La Receta

De la arcilla al algoritmo: la larga travesía de la receta médica

Entre los vestigios más antiguos encontramos las primeras recetas médicas, grabadas en tablillas de arcilla con escritura cuneiforme por los sabios de Sumeria, hace más de cuatro mil años. Aquellas instrucciones terapéuticas, rudimentarias pero meticulosas, incluían ingredientes como miel, leche, vino o resinas, acompañadas por indicaciones de uso, dosificación y, a veces, advertencias. Estas recetas son un testimonio de que la medicina y la farmacia nacieron juntas, unidas por el propósito común de cuidar la vida.

Tablilla Sumeria en escritura cuneiforme. Wikipedia.
Tablilla Sumeria en escritura cuneiforme. Wikipedia.

Durante la Edad Media y buena parte de la Edad Moderna, las recetas se escribían exclusivamente en latín, lengua científica por excelencia en la época, lo que contribuía a mantener un lenguaje técnico común entre profesionales, pero también preservaba el misterio del saber médico ante ojos profanos. Estas fórmulas eran transcritas a mano, muchas veces con abreviaturas propias, signos específicos y una caligrafía que, por complicada, llegaría a convertirse en seña de identidad del oficio médico.

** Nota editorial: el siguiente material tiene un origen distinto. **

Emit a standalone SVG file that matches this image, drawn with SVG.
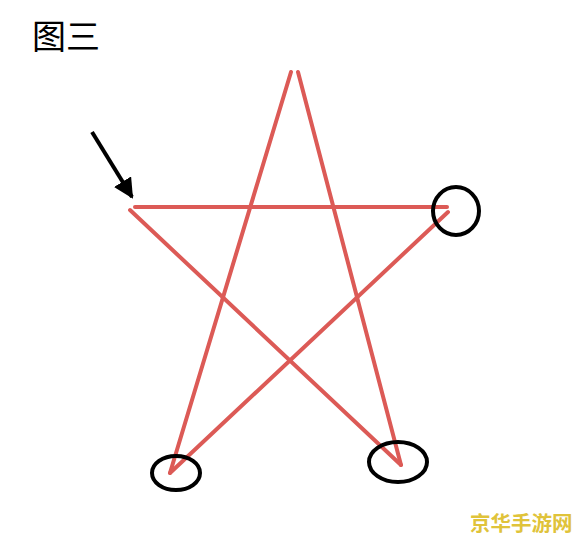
<svg xmlns="http://www.w3.org/2000/svg" width="579" height="537" viewBox="0 0 579 537">
<style>
.star{stroke:#dc5a56;stroke-width:4;stroke-linecap:round;fill:none}
.ring{stroke:#000;stroke-width:4;fill:none}
</style>
<defs>
<marker id="ah" viewBox="0 0 10 10" refX="9" refY="5" markerWidth="5" markerHeight="5" orient="auto" markerUnits="strokeWidth">
<path d="M0,0 L10,5 L0,10 z" fill="#000"/>
</marker>
</defs>
<rect width="579" height="537" fill="#fff"/>
<text x="32" y="49" font-family="Noto Sans CJK SC, sans-serif" font-size="34" fill="#000">图三</text>
<g id="connectors">
<line class="star" x1="291" y1="72" x2="170" y2="473"/>
<line class="star" x1="298" y1="72" x2="401" y2="465"/>
<line class="star" x1="135" y1="207" x2="447" y2="207"/>
<line class="star" x1="130" y1="210" x2="401" y2="465"/>
<line class="star" x1="448" y1="212" x2="170" y2="473"/>
<line x1="92" y1="132" x2="132" y2="197" stroke="#000" stroke-width="4" marker-end="url(#ah)"/>
</g>
<g id="circle-right"><ellipse class="ring" cx="456" cy="211" rx="23" ry="24"/></g>
<g id="circle-bottom-left"><ellipse class="ring" cx="176" cy="473" rx="24" ry="17"/></g>
<g id="circle-bottom-right"><ellipse class="ring" cx="398" cy="462" rx="29" ry="20"/></g>
<text x="470" y="531" font-family="Noto Sans CJK SC, sans-serif" font-size="20.5" font-weight="bold" fill="#e0c33a">京华手游网</text>
</svg>
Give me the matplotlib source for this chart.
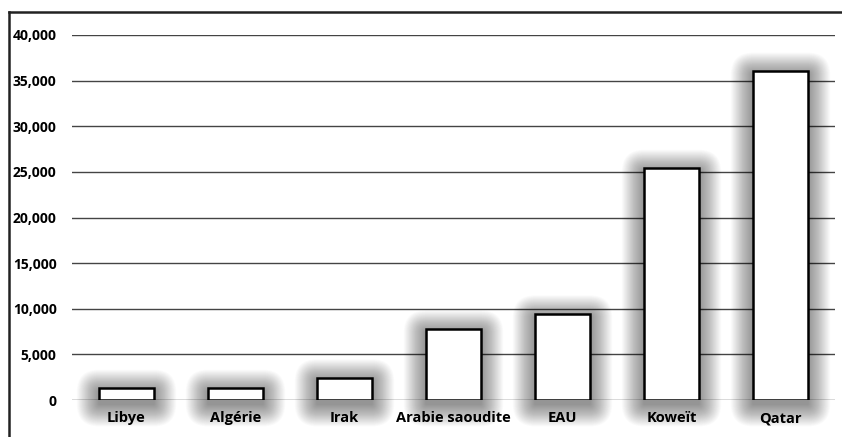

En el Siglo XIX (1823) se publica la primera Farmacopea Matritense en castellano -no oficial, aunque tuvo un enorme éxito- a la que siguieron algunas bilingües. Sin embargo, la costumbre del médico de escribir de forma apresurada y con grafía difícil de leer se mantuvo, convirtiéndose en un símbolo casi caricaturesco de la profesión. La ilegibilidad de muchas recetas manuscritas pasó de ser un problema menor a uno mayor en el siglo XX, cuando la complejidad farmacológica creció exponencialmente y los errores de interpretación podían tener consecuencias graves.

En ese escenario, la figura del farmacéutico adquirió una dimensión de verdadero arte. Eran —y en muchos lugares siguen siendo— intérpretes avezados de la caligrafía médica, capaces de descifrar signos que para otros resultarían indescifrables. 

Y esta realidad, aunque parezca propia de un tiempo pasado, sigue plenamente vigente. Hace apenas unas semanas, mi ahijada Sonia tuvo que hacerse un TAC por un problema de codo. El médico que la atendió redactó con diligencia el informe… o eso parecía. Al recibir la copia, Sonia trató de descifrar lo escrito al final, y al no lograrlo, preguntó a la auxiliar qué podía decir aquella maraña de letras. La auxiliar, sin inmutarse y con la sabiduría que da la experiencia, le respondió: “Mira, lo mejor es que pases por la farmacia de la esquina. Ellos lo sabrán seguro”. Y así fue. Allí, en el mostrador, Sonia encontró la traducción y también una sonrisa. Ambas profesiones, médico y farmacéutico, siguen siendo fieles a su labor secular: uno prescribe, el otro interpreta. 

Pero todo arte, por noble que sea, tiene sus límites. Y en el siglo XXI, con la digitalización y la exigencia de calidad y trazabilidad en el ámbito sanitario, tanto público como privado, la receta médica ha dado un nuevo salto histórico: ha abandonado el papel para convertirse en receta electrónica. Este avance no es menor. No solo permite eliminar de un plumazo los problemas de legibilidad, sino que introduce múltiples garantías adicionales: validación automática de los medicamentos, control de duplicidades, alertas de interacciones peligrosas, trazabilidad completa de la dispensación y un mejor seguimiento terapéutico.

Imagen cedida por la empresa Rempe
Imagen cedida por la empresa Rempe

La receta electrónica, lejos de deshumanizar el acto médico, libera tiempo y reduce errores. Aporta seguridad sin restar autonomía, permite una revisión más ágil de la historia farmacológica del paciente y, al integrar los sistemas de salud y farmacia, fomenta una colaboración más estrecha entre los profesionales sanitarios. Su implantación, aunque paulatina y desigual según regiones, supone un hito comparable al abandono del latín en favor de las lenguas vivas, o incluso al paso de la tablilla de barro al papel.

Y, sin embargo, no deja de ser curiosa la ironía que encierra este viaje milenario. Las primeras recetas médicas, las cuneiformes, eran perfectamente legibles para quien conocía el código; no admitían ambigüedades. Durante siglos, esa claridad se perdió en la maraña de letras apresuradas y signos crípticos de las recetas manuscritas. Hoy, gracias a la receta electrónica, hemos recuperado —más de cuatro mil años después— la seguridad lingüística de aquellas primitivas tablillas. Solo ahora, al digitalizar la receta, hemos vuelto a escribir con la nitidez de los antiguos: del barro al bit, la medicina ha cerrado su círculo.